What to produce: Return the lines below exactly, from the first line to the line that contains "const toPoints = (pts: number[][])". Leave out pictures.

Data block:
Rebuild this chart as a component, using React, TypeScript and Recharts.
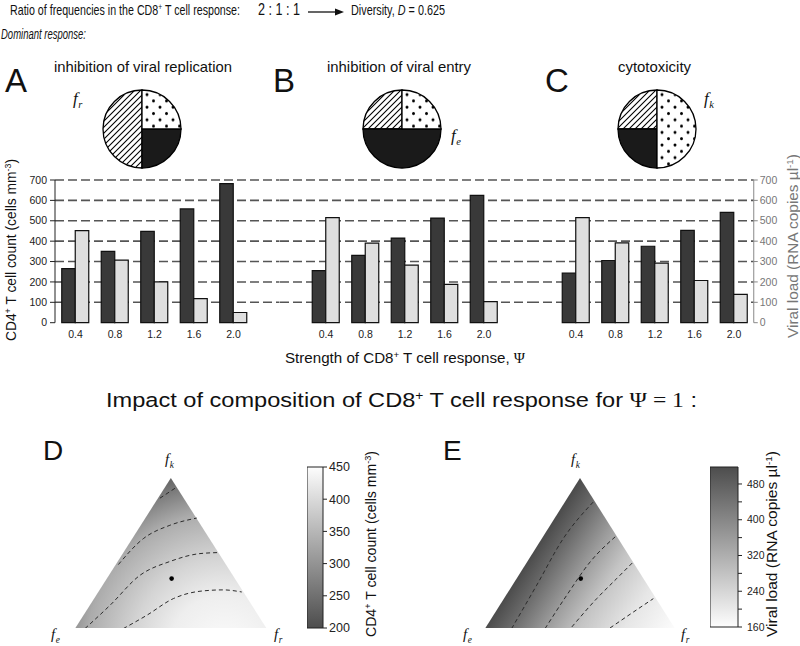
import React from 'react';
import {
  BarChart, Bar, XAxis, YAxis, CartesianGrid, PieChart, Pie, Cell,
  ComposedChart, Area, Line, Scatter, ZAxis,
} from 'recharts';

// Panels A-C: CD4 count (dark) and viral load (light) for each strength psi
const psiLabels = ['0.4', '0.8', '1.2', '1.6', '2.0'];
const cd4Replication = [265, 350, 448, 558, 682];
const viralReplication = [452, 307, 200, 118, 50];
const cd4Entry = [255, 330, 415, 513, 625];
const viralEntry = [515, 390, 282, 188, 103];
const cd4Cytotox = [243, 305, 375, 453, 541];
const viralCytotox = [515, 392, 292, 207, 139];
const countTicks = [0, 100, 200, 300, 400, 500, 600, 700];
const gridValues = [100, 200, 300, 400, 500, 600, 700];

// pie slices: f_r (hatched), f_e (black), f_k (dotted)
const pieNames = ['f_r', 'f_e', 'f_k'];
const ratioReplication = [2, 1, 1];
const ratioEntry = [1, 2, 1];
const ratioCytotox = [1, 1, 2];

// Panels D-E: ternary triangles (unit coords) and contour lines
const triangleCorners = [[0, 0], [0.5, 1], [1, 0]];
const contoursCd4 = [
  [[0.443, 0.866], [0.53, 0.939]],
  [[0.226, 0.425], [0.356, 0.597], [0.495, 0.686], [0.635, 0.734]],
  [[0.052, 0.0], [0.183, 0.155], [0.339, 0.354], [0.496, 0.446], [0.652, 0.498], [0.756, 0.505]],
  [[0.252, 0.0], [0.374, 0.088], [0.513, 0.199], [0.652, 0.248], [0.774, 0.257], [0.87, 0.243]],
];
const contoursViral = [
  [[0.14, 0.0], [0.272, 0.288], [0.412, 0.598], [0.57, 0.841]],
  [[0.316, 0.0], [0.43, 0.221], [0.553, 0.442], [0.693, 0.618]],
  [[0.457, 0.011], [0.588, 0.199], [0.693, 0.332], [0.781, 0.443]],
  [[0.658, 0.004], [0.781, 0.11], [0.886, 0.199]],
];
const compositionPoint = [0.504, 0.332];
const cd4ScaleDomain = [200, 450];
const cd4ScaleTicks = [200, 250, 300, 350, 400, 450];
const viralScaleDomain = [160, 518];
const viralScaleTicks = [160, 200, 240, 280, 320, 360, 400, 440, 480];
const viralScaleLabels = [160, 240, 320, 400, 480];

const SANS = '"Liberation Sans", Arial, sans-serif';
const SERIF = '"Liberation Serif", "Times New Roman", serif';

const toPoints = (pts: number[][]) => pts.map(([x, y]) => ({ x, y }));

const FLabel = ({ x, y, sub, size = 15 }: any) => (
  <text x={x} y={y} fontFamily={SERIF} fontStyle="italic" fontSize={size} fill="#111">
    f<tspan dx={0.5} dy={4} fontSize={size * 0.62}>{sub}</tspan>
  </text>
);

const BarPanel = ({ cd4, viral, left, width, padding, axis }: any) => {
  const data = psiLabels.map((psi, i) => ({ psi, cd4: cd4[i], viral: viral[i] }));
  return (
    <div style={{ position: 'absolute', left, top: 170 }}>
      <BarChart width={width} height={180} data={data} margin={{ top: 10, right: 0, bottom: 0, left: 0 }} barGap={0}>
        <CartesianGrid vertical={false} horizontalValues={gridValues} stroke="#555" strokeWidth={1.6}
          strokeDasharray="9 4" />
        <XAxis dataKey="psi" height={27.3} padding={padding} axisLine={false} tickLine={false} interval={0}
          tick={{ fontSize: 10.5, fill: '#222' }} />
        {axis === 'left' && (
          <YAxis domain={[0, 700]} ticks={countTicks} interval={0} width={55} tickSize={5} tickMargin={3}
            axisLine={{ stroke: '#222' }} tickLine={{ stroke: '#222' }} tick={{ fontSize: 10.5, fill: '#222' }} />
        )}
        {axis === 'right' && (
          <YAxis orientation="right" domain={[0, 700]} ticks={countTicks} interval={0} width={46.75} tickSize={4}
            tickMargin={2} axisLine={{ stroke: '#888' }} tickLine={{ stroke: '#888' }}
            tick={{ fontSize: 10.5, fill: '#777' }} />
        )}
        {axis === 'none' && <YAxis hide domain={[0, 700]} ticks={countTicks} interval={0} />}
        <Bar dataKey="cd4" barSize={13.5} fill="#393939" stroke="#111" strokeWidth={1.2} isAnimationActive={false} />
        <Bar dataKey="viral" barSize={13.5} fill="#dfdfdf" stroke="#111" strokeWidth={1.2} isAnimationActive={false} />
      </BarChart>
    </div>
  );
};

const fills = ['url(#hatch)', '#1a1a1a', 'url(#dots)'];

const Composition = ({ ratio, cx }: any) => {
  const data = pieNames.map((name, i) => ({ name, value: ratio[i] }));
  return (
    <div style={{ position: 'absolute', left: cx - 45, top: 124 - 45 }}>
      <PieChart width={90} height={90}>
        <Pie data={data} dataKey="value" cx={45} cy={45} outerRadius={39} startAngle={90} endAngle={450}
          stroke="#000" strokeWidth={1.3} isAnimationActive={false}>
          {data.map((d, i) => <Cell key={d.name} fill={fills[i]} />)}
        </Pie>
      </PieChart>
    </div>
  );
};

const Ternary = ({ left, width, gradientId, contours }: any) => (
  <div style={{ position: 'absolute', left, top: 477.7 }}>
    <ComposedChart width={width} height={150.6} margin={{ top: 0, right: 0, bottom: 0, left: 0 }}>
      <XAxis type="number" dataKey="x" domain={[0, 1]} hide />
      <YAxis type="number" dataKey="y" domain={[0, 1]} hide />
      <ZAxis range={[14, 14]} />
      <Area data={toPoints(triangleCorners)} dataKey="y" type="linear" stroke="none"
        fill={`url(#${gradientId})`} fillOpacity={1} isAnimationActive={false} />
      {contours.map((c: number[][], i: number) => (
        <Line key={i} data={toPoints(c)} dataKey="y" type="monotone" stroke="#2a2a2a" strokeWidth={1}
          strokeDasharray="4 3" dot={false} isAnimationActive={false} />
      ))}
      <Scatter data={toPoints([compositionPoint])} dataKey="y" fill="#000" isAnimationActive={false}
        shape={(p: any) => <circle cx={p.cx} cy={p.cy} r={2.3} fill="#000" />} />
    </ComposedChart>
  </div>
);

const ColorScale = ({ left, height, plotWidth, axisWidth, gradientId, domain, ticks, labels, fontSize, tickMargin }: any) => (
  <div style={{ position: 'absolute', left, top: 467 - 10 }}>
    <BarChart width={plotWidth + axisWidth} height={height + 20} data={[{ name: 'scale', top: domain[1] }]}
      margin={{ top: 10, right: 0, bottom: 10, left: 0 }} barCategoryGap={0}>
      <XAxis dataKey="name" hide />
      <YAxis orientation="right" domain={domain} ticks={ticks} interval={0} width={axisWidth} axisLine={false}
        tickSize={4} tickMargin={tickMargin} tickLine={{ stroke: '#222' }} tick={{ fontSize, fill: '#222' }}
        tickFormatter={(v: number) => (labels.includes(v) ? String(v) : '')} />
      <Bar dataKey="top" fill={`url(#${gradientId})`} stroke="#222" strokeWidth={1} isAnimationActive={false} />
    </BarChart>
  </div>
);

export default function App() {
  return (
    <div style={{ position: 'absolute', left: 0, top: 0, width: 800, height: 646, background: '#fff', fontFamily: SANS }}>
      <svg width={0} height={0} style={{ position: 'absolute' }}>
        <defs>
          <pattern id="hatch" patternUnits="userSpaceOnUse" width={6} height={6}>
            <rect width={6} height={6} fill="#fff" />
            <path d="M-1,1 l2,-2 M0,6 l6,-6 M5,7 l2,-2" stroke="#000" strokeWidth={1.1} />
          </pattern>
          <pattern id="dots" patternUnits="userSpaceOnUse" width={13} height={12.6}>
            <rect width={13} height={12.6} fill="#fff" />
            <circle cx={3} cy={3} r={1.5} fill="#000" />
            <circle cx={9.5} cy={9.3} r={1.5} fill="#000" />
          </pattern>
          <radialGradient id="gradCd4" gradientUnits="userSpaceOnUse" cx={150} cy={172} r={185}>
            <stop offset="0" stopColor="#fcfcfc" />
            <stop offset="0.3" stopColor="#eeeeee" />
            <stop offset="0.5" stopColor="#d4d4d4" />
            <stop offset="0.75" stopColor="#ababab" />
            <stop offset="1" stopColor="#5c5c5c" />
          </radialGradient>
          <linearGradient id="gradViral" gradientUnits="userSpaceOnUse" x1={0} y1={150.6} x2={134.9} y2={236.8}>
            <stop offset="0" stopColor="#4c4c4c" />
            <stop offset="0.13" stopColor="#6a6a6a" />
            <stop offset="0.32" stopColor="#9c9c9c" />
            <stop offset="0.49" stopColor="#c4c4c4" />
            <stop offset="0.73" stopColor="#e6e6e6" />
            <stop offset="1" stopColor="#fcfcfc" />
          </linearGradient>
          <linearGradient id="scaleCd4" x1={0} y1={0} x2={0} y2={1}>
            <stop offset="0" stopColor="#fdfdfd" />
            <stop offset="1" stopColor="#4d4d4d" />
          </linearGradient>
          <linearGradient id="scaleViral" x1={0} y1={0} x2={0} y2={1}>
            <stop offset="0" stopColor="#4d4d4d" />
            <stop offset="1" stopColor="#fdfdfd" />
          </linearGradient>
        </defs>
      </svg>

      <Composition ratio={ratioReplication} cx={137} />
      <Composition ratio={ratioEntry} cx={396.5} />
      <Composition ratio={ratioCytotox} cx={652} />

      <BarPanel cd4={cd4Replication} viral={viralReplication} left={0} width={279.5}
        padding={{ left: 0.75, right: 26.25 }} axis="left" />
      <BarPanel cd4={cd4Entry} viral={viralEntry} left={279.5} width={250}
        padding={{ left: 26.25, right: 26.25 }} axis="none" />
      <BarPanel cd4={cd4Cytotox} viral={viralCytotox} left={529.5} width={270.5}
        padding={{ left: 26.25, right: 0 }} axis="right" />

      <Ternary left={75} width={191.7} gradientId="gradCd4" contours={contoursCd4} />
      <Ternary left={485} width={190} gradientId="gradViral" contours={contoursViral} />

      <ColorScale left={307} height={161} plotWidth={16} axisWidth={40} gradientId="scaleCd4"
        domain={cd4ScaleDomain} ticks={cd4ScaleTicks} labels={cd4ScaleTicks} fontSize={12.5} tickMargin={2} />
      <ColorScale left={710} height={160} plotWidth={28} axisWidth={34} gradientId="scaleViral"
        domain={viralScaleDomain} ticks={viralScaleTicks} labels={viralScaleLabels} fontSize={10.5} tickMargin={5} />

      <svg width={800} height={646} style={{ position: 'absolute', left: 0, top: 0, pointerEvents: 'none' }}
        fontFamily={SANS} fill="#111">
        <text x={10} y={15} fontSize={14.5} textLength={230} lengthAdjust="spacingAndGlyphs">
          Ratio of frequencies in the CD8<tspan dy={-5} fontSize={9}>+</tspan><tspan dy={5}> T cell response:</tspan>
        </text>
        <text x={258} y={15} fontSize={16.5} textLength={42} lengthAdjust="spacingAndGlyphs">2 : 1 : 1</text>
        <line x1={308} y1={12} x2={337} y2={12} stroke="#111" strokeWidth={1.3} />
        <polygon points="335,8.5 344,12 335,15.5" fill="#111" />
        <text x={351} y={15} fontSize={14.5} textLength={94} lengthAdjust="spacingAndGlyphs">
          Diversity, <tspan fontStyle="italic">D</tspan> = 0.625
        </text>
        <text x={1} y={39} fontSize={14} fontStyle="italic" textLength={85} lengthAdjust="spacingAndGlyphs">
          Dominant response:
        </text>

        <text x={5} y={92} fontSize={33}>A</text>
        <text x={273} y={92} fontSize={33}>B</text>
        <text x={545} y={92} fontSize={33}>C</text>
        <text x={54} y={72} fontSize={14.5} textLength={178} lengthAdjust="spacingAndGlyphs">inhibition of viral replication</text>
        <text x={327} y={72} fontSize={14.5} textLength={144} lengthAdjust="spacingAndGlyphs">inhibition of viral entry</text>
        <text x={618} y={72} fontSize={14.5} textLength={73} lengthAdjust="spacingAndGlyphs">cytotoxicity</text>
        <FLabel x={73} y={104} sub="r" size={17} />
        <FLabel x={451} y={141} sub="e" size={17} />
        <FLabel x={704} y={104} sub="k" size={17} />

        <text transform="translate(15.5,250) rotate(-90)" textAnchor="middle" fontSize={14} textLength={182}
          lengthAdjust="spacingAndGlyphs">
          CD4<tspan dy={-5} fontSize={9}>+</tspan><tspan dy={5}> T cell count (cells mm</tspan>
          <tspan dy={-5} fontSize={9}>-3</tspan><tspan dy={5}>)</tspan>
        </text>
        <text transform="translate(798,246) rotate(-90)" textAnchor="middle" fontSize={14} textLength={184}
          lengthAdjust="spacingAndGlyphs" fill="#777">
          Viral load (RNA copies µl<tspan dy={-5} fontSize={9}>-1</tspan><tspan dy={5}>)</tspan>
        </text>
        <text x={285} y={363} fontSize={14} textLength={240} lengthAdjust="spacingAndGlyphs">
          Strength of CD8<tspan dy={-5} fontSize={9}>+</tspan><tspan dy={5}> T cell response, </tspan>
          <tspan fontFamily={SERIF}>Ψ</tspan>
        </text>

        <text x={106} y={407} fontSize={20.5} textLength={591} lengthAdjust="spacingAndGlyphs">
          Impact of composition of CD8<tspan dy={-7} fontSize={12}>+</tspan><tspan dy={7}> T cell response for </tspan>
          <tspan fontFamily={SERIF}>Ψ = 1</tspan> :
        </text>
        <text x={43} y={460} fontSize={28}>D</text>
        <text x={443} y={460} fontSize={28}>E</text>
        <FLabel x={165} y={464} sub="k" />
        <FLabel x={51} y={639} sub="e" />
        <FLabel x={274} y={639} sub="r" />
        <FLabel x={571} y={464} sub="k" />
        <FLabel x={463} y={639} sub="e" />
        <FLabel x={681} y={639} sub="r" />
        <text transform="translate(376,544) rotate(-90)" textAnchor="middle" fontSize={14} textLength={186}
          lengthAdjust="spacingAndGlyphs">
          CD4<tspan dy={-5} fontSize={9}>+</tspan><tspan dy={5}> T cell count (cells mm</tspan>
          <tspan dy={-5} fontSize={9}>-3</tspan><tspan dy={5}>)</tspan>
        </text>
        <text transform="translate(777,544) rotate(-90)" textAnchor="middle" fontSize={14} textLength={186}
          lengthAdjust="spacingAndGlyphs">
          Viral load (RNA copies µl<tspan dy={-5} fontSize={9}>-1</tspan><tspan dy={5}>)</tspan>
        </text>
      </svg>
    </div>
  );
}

The reply:
Rebuild this chart as a component, using React, TypeScript and Recharts.
import React from 'react';
import {
  BarChart, Bar, XAxis, YAxis, CartesianGrid, PieChart, Pie, Cell,
  ComposedChart, Area, Line, Scatter, ZAxis,
} from 'recharts';

// Panels A-C: CD4 count (dark) and viral load (light) for each strength psi
const psiLabels = ['0.4', '0.8', '1.2', '1.6', '2.0'];
const cd4Replication = [265, 350, 448, 558, 682];
const viralReplication = [452, 307, 200, 118, 50];
const cd4Entry = [255, 330, 415, 513, 625];
const viralEntry = [515, 390, 282, 188, 103];
const cd4Cytotox = [243, 305, 375, 453, 541];
const viralCytotox = [515, 392, 292, 207, 139];
const countTicks = [0, 100, 200, 300, 400, 500, 600, 700];
const gridValues = [100, 200, 300, 400, 500, 600, 700];

// pie slices: f_r (hatched), f_e (black), f_k (dotted)
const pieNames = ['f_r', 'f_e', 'f_k'];
const ratioReplication = [2, 1, 1];
const ratioEntry = [1, 2, 1];
const ratioCytotox = [1, 1, 2];

// Panels D-E: ternary triangles (unit coords) and contour lines
const triangleCorners = [[0, 0], [0.5, 1], [1, 0]];
const contoursCd4 = [
  [[0.443, 0.866], [0.53, 0.939]],
  [[0.226, 0.425], [0.356, 0.597], [0.495, 0.686], [0.635, 0.734]],
  [[0.052, 0.0], [0.183, 0.155], [0.339, 0.354], [0.496, 0.446], [0.652, 0.498], [0.756, 0.505]],
  [[0.252, 0.0], [0.374, 0.088], [0.513, 0.199], [0.652, 0.248], [0.774, 0.257], [0.87, 0.243]],
];
const contoursViral = [
  [[0.14, 0.0], [0.272, 0.288], [0.412, 0.598], [0.57, 0.841]],
  [[0.316, 0.0], [0.43, 0.221], [0.553, 0.442], [0.693, 0.618]],
  [[0.457, 0.011], [0.588, 0.199], [0.693, 0.332], [0.781, 0.443]],
  [[0.658, 0.004], [0.781, 0.11], [0.886, 0.199]],
];
const compositionPoint = [0.504, 0.332];
const cd4ScaleDomain = [200, 450];
const cd4ScaleTicks = [200, 250, 300, 350, 400, 450];
const viralScaleDomain = [160, 518];
const viralScaleTicks = [160, 200, 240, 280, 320, 360, 400, 440, 480];
const viralScaleLabels = [160, 240, 320, 400, 480];

const SANS = '"Liberation Sans", Arial, sans-serif';
const SERIF = '"Liberation Serif", "Times New Roman", serif';

const toPoints = (pts: number[][]) => pts.map(([x, y]) => ({ x, y }));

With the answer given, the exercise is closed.